Sunday, May 16, 2010

Data Quality is Critical

One of the revelations of our research was that the quality of data in traditional safety programs is abysmal. When we would ask safety personnel for their investigation documents, we would get documentation that often was so incomplete as to make it impossible to identify human involvement at all. In the scope of legacy data we handled, we had an average 15% rate of serious injury incidents where the injured party could not be identified. In other cases, multiple reports on the same accidents would contradict on basic levels such as classification choices, with no additional documentation available to ascertain which was correct (both were probably incorrect). The incredible data quality deficit was made worse, by an order of magnitude, by the massive amount of static documentation that was often available.

The data quantity should probably have been less surprising, given that traditional safety operates on counts alone most times, but it was amazing to encounter piles of documents about safety meetings, some with identified hazards listed, and have no associated documentation to indicate if the assigned corrective actions were ever completed. It was usually impossible to even ascertain who was at a meeting, or who was assigned to ensure the corrective action. Even when follow-up might have been done, the scale of the paper made locating the proof impossible.

The problem of generating paper is that paper is impossible to track effectively. You can not ensure it is kept, often cannot relate it to anything else, and its fundamental fault is that every page is discrete and in no way connected to the next. Even conscientious feedback gets lost when the paper is never collated, reviewed, classified, or audited.
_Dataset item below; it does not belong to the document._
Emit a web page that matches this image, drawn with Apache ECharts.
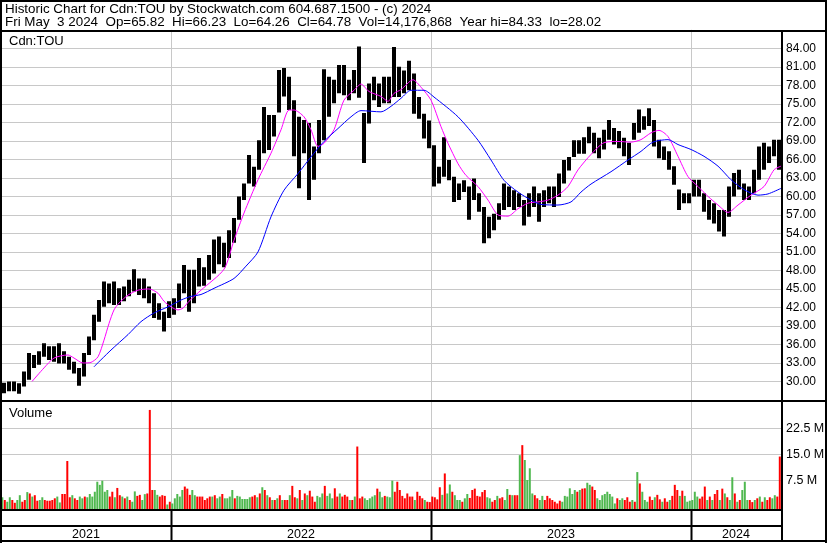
<!DOCTYPE html>
<html><head><meta charset="utf-8">
<script src="https://cdn.jsdelivr.net/npm/echarts@6/dist/echarts.min.js"></script>
<style>html,body{margin:0;padding:0;background:#fff;overflow:hidden}#c{width:830px;height:543px}</style>
</head><body><div id="c"></div>
<script>
// ---------------- data ----------------
const years = ['2021', '2022', '2023', '2024'];
const yearWeeks = [34, 52, 52, 18];           // weeks shown in each year
const priceTicks = {min: 27, max: 87, step: 3, firstLabel: 30, lastLabel: 84};
// weekly low / high (Cdn:TOU)
const weekLow = [28.1,28.4,28.4,28.0,29.2,30.3,32.2,32.7,34.0,33.5,33.2,32.9,32.9,31.9,31.3,29.3,30.8,34.3,36.7,39.7,
42.1,42.7,42.4,42.4,43.0,43.8,44.6,44.0,43.5,42.7,40.3,40.0,38.1,40.3,40.8,41.9,44.3,41.3,42.7,45.4,
45.5,46.5,47.5,49.0,48.5,50.0,52.5,56.2,59.4,62.1,61.6,64.3,67.0,67.5,69.7,73.6,76.2,74.0,66.5,61.3,
67.0,59.4,62.7,67.0,69.1,72.9,75.1,76.7,76.4,75.6,76.7,76.0,65.4,71.8,75.6,74.5,75.1,75.1,76.1,76.1,
76.7,77.2,73.4,72.6,69.4,67.8,61.6,62.1,63.2,62.6,59.1,59.4,60.7,56.2,59.4,57.5,52.4,53.2,54.5,56.2,
57.8,58.3,57.8,58.3,55.3,56.7,58.3,55.9,58.3,58.9,58.3,59.9,62.1,64.2,66.4,66.9,66.9,68.6,67.0,66.2,
67.6,69.2,68.4,67.8,66.5,65.1,69.2,70.3,70.8,71.4,68.1,66.2,65.9,64.3,61.9,57.8,58.9,58.9,60.0,60.0,
57.5,56.2,55.6,54.3,53.5,56.7,60.0,61.1,59.4,59.4,60.5,62.7,64.3,65.4,66.5,64.3];
const weekHigh = [29.8,30.0,30.0,29.7,31.6,34.6,34.3,34.9,36.2,35.7,35.7,36.2,34.9,34.0,33.2,32.2,34.6,37.3,40.8,43.2,
46.2,45.9,46.2,45.1,45.4,46.5,48.2,46.7,46.7,45.4,44.3,42.7,41.3,43.0,43.5,45.9,48.9,48.1,48.1,50.0,
48.5,50.5,53.0,53.5,52.5,54.5,56.5,60.0,62.1,66.7,64.8,69.1,74.5,73.2,73.2,80.5,80.8,79.4,75.6,72.9,
72.4,71.9,68.1,72.4,80.6,79.4,78.9,81.3,81.3,78.9,80.5,84.3,73.5,78.3,79.4,78.3,79.4,79.4,84.2,81.0,
80.4,82.0,79.9,76.1,73.4,72.3,68.3,64.8,69.6,65.9,63.2,62.1,62.6,61.6,62.9,60.5,58.3,56.7,57.2,58.9,
62.1,61.6,61.0,60.5,59.4,60.5,61.6,60.5,61.0,61.6,61.6,63.7,65.9,66.4,69.1,69.1,69.6,71.3,70.3,69.5,
70.8,72.4,71.1,70.6,69.5,68.7,71.9,74.1,73.0,74.3,72.4,69.2,68.1,67.3,64.9,61.1,60.5,60.5,62.7,62.7,
60.5,59.4,58.9,57.8,57.8,61.6,63.8,64.3,62.1,61.6,64.3,68.1,68.7,68.1,69.2,69.2];
// moving averages: [week position, price]
const maShort = [[6.2,30.0],[8.6,32.2],[10.6,33.8],[13.4,34.3],[14.6,33.8],[16.4,33.0],[18,33.1],[19.4,34.0],[20.6,36.7],[21.6,39.4],[22.6,41.6],[23.6,42.7],[25.4,44.0],[27.4,44.8],[29.6,45.0],[31.4,44.3],[32.6,43.0],[34,42.1],[35.4,41.6],[36.4,41.9],[37.6,43.0],[40,44.8],[44.6,48.2],[46.6,52.9],[48.6,57.3],[51.4,62.7],[54,67.0],[56,70.8],[57.6,74.0],[58.6,74.0],[60.6,72.9],[62,70.8],[63.4,68.1],[64.6,68.6],[66.6,70.8],[68.6,75.6],[70.6,77.2],[72,78.2],[73.6,77.0],[76,76.2],[77.4,75.4],[78.6,76.7],[80,77.3],[82.4,78.9],[84,77.7],[86,75.6],[88,71.3],[89.4,68.6],[91.4,65.3],[93,63.4],[95.4,61.6],[97.4,59.4],[99.4,57.0],[101.4,56.8],[103.4,58.0],[105.4,58.9],[107.4,59.1],[109.4,59.4],[111.4,60.2],[113.4,61.6],[115.4,64.3],[118,66.8],[120.6,68.7],[123.4,68.9],[126,68.8],[128,69.2],[130,70.3],[131.6,70.7],[133.4,69.7],[135.4,66.5],[137.4,63.2],[139.4,61.6],[141.4,60.0],[143.4,58.6],[145.4,57.4],[147.4,58.6],[150,60.2],[152.6,61.6],[154.6,64.3],[156,64.9]];
const maLong = [[18.6,32.4],[22,35.1],[25.4,37.6],[28,39.7],[30.6,41.1],[33.4,42.1],[36,43.2],[38,43.8],[40,44.1],[42.6,45.1],[46.6,46.7],[49,48.7],[51.4,51.0],[54,56.7],[56.6,61.0],[59.4,63.7],[62,66.4],[64.6,68.9],[67.4,71.0],[70,72.9],[72,73.9],[76,73.7],[78,74.6],[80,75.9],[82,77.2],[84.6,77.2],[86.6,76.1],[91.4,72.9],[95.4,69.1],[98,65.9],[100.6,62.6],[103.4,60.7],[106,59.4],[108,58.7],[111.4,58.6],[114,59.1],[116,60.7],[118,62.0],[122,64.0],[125.4,65.9],[128,67.3],[130.4,68.8],[133.4,69.2],[135.4,68.4],[138,67.6],[140.6,66.5],[143.4,64.9],[146,62.7],[148.6,61.1],[151.4,60.2],[153.4,60.4],[156,61.3]];
// volume in millions, two readings per week; G = up day colour, R = down day colour
const volume = [2.4,1.6,1.1,2.4,1.6,0.8,1.6,3.0,1.1,1.6, 3.9,3.5,2.6,3.0,1.4,1.6,2.4,1.6,1.4,1.4,
1.6,2.1,2.6,0.9,3.35,3.35,12.9,2.4,3.0,2.1, 1.6,2.6,2.1,2.6,2.4,3.35,2.6,4.0,6.9,6.0,
7.2,4.0,4.5,2.6,4.0,2.4,5.1,3.0,2.6,2.1, 2.6,1.6,1.1,4.1,2.8,3.1,1.6,3.3,3.5,27.7,
4.5,4.5,3.1,2.6,3.0,2.8,0.3,1.1,0.6,2.1, 3.35,2.6,4.5,5.5,4.9,3.1,4.5,3.0,2.6,2.6,
2.6,1.6,2.1,2.6,2.6,3.0,2.1,2.6,3.35,2.1, 2.1,2.6,4.5,2.1,2.8,2.6,1.9,1.9,1.9,2.4,
2.6,3.0,2.4,3.5,5.3,4.5,3.0,2.4,1.6,1.6, 2.1,3.0,1.6,1.6,1.6,3.0,5.7,2.4,2.1,4.5,
1.6,3.5,3.0,4.3,2.6,1.1,2.8,2.4,3.5,5.7, 2.8,3.5,2.1,5.0,2.6,3.5,2.6,3.1,2.6,1.6,
1.6,2.6,17.1,2.1,2.6,2.1,1.6,2.1,2.6,3.0, 4.9,4.0,2.4,2.8,2.6,2.4,7.2,4.0,6.9,4.5,
2.8,2.1,3.5,2.6,2.6,1.6,4.0,2.8,2.1,1.6, 1.1,1.0,2.6,2.4,1.8,5.3,3.1,9.3,3.5,6.1,
4.0,3.0,1.6,1.6,1.1,2.1,3.35,2.2,4.5,4.9, 2.8,2.6,3.9,4.5,2.4,2.1,1.1,1.6,2.8,2.1,
2.4,1.6,4.8,3.1,3.0,3.0,3.0,14.6,17.5,13.2, 7.4,10.8,3.5,3.0,2.1,1.6,2.8,1.6,2.8,2.1,
1.6,1.1,0.6,1.4,1.1,2.8,2.6,5.0,3.35,4.5, 4.0,4.5,4.9,5.0,6.6,6.0,5.5,4.5,2.1,1.6,
3.0,3.35,4.0,3.35,2.6,0.6,2.1,1.6,2.1,1.6, 2.4,1.1,1.6,1.1,9.7,6.4,4.0,1.6,1.1,2.6,
1.6,2.4,3.1,1.8,1.1,2.1,1.1,1.6,2.8,6.0, 4.5,2.8,4.3,2.8,1.1,1.4,1.6,4.0,2.6,2.0,
2.6,5.5,1.6,2.6,1.6,3.35,4.5,1.6,4.9,3.5, 2.4,1.6,8.2,3.5,1.1,1.6,4.5,6.9,1.6,1.6,
1.0,1.6,2.1,2.6,1.1,2.4,1.6,2.4,2.1,3.0, 2.6,14.2];
const volDir = 'GRGGRRGGRR' + 'GRGRRGGRRR' + 'RRGGRRRRGR' + 'RGGRGGGGGG' + 'GGGRRGRRGR' + 'GRGGRRGGRR' +
  'RGGRRRGRGG' + 'GGGRRRGGRR' + 'RRRRGRGGRG' + 'GGGRGGGGGG' + 'RRGRGRGRGR' + 'GRGRRGRRGR' + 'GRGRRRGGGR' +
  'GGGRRGRRRG' + 'RGRRRGGGGG' + 'RGGRGGGRRR' + 'RRRRRGRRRG' + 'RRRRRRGRGG' + 'RGGGRGGRRR' + 'RRRRGGRRGR' +
  'RGGRGRRGRG' + 'GGGRRGGRRR' + 'RRRRGGGGGG' + 'RGRRGGRRGG' + 'GGGGGGRGGR' + 'RRGRGRGGGR' + 'RGRRGRRGRR' +
  'RGRGGGGGGR' + 'RRGRGRRGRG' + 'RGGRGRGGGR' + 'RGRGRGRRGG' + 'RR';
const volAxis = {min: -1, max: 30, ticks: [7.5, 15, 22.5]};
const titleLine1 = 'Historic Chart for Cdn:TOU by Stockwatch.com 604.687.1500 - (c) 2024';
const titleLine2 = 'Fri May  3 2024  Op=65.82  Hi=66.23  Lo=64.26  Cl=64.78  Vol=14,176,868  Year hi=84.33  lo=28.02';
const symbolLabel = 'Cdn:TOU';
const volumeLabel = 'Volume';

// ---------------- chart ----------------
const FONT = '"Liberation Sans", Arial, Helvetica, sans-serif';
const nWeeks = weekLow.length;
const GRID_COLOR = '#c8c8c8';
const chart = echarts.init(document.getElementById('c'), null, {renderer: 'canvas'});

chart.setOption({
  animation: false,
  backgroundColor: '#fff',
  grid: [
    {left: 1, width: 780, top: 29.8, height: 370.2, containLabel: false, outerBoundsMode: 'none'},
    {left: 1, width: 780, top: 402, height: 107, containLabel: false, outerBoundsMode: 'none'}
  ],
  xAxis: [
    {gridIndex: 0, type: 'value', min: 0, max: nWeeks, show: false},
    {gridIndex: 1, type: 'value', min: 0, max: nWeeks, show: false}
  ],
  yAxis: [
    {gridIndex: 0, type: 'value', position: 'right', min: priceTicks.min, max: priceTicks.max, interval: priceTicks.step,
     axisLine: {show: false}, axisTick: {show: false},
     splitLine: {show: true, lineStyle: {color: GRID_COLOR, width: 1}},
     axisLabel: {margin: 5, color: '#000', fontFamily: FONT, fontSize: 12, align: 'left',
       formatter: v => (v < priceTicks.firstLabel || v > priceTicks.lastLabel) ? '' : v.toFixed(2)}},
    {gridIndex: 1, type: 'value', min: volAxis.min, max: volAxis.max, show: false}
  ],
  series: [
    {
      type: 'custom', xAxisIndex: 0, yAxisIndex: 0, z: 3, clip: true,
      data: weekLow.map((lo, i) => [i, lo, weekHigh[i]]),
      renderItem: (params, api) => {
        const x = api.value(0);
        const top = api.coord([x + 0.1, api.value(2)]);
        const bot = api.coord([x + 0.9, api.value(1)]);
        return {type: 'rect', shape: {x: Math.round(top[0]), y: top[1], width: Math.round(bot[0] - top[0]), height: bot[1] - top[1]},
                style: {fill: '#000'}};
      }
    },
    {type: 'line', xAxisIndex: 0, yAxisIndex: 0, data: maShort, showSymbol: false, smooth: 0.25, z: 5,
     lineStyle: {color: '#ff00ff', width: 1}, itemStyle: {color: '#ff00ff'}},
    {type: 'line', xAxisIndex: 0, yAxisIndex: 0, data: maLong, showSymbol: false, smooth: 0.25, z: 5,
     lineStyle: {color: '#0000ff', width: 1}, itemStyle: {color: '#0000ff'}},
    {
      type: 'custom', xAxisIndex: 1, yAxisIndex: 1, z: 3, clip: true,
      data: volume.map((v, h) => [h / 2, v, volDir[h] === 'G' ? 1 : 0]),
      renderItem: (params, api) => {
        const x = api.value(0);
        const top = api.coord([x + 0.06, api.value(1)]);
        const bot = api.coord([x + 0.46, volAxis.min]);
        return {type: 'rect', shape: {x: top[0], y: top[1], width: bot[0] - top[0], height: bot[1] - top[1]},
                style: {fill: api.value(2) ? '#4fb84f' : '#ff0000'}};
      }
    }
  ]
});

// decorations placed through the chart's own scales
const g = [];
const line = (x1, y1, x2, y2, color, w, z) => g.push({type: 'line', z: z, silent: true,
  shape: {x1, y1, x2, y2}, style: {stroke: color, lineWidth: w}});
const rect = (x, y, w, h) => g.push({type: 'rect', z: 100, silent: true, shape: {x, y, width: w, height: h}, style: {fill: '#000'}});
const text = (t, x, y, size, align, z) => g.push({type: 'text', z: z || 101, silent: true, x, y,
  style: {text: t, fill: '#000', font: size + 'px ' + FONT, textAlign: align || 'left', textVerticalAlign: 'middle'}});

const priceTop = chart.convertToPixel({yAxisIndex: 0}, priceTicks.max);
const volBottom = chart.convertToPixel({yAxisIndex: 1}, volAxis.min);
const plotRight = chart.convertToPixel({xAxisIndex: 0}, nWeeks);
// volume grid lines and labels
volAxis.ticks.forEach(v => {
  const y = Math.round(chart.convertToPixel({yAxisIndex: 1}, v)) + 0.5;
  line(1, y, plotRight, y, GRID_COLOR, 1, 0);
  text(v.toFixed(1) + ' M', plotRight + 5, y, 12.5, 'left');
});
// year separators + labels
let start = 0;
years.forEach((yr, k) => {
  const mid = chart.convertToPixel({xAxisIndex: 1}, start + yearWeeks[k] / 2);
  text(yr, mid, 535, 12.5, 'center');
  if (k > 0) {
    const x = Math.round(chart.convertToPixel({xAxisIndex: 0}, start)) + 0.5;
    line(x, priceTop, x, volBottom, GRID_COLOR, 1, 0);
    line(x, volBottom, x, 541, '#000', 2, 100);
  }
  start += yearWeeks[k];
});
// frame
rect(0, 0, 827, 2);          // top
rect(0, 0, 2, 543);          // left
rect(825, 0, 2, 543);        // right
rect(0, 540, 827, 2);        // bottom
rect(0, 30, 827, 2);         // under header
rect(781, 30, 2, 512);       // axis divider
rect(0, 400, 827, 2);        // price / volume
rect(0, 509, 782, 2);        // below volume
rect(0, 525, 782, 2);        // above years
// texts
text(titleLine1, 5, 9, 13.4, 'left');
text(titleLine2, 5, 22.5, 13.4, 'left');
text(symbolLabel, 9, 41.5, 13, 'left');
text(volumeLabel, 9, 413.5, 13, 'left');

chart.setOption({graphic: {elements: g}});
</script>
</body></html>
Traditional safety is less sensitive to bad data than risk-management because it is about counts. Showing fifty inspections is fifty activities counted, and no one ever really asks you to prove they were worthwhile. In risk-management, fifty inspections with no connective substance will expose themselves as irrelevant instantly.

One of the greatest barriers so far to deploying risk-management for even the best intentioned companies has been that when they can get their data (not always as easy as it should be), they can almost never get quality data. The employee list will contain names no one has ever heard of, have missing people, have multiple spellings of the same name, etc. The occupations list will be a third the size of the employee list, with obvious spelling mistakes, and no real relationship between people and occupations (on average, clients have about 60% of listed occupations that have no apparent people employed to do those occupations). This low quality is fatal to any system that relies upon delivering upon value propositions.

Of course, in a grander scheme, the low-quality data exposed by trying to transition to risk-management should raise flags. Management quickly becomes disillusioned, if they care at all, when they discover things like Human Resources cannot give a list of employees that makes any sense at the click of a button, or that all training records are in paper form and George down the hall might have a spreadsheet he keeps that shows it in relation to the folks he knows about, which contradicts the one Bob keeps.

One of the saddest experiences we have had is having to say to companies they have no reliable data sources, because as soon as those words are used, they have one of two reactions: they bury their heads in the sand and pretend this isn’t a problem in their normal operations; or, they see it and think they cannot afford to fix the problem.

Data quality is critical for risk-management to function operationally; but, it is vital to recognise it is critical to day-to-day operations. If your information systems cannot provide reliable basic data about operations, you need to rectify that whether you want to transition to risk-management or not. The end result is the decisions you make are based on real quality information, rather than obscure guesses.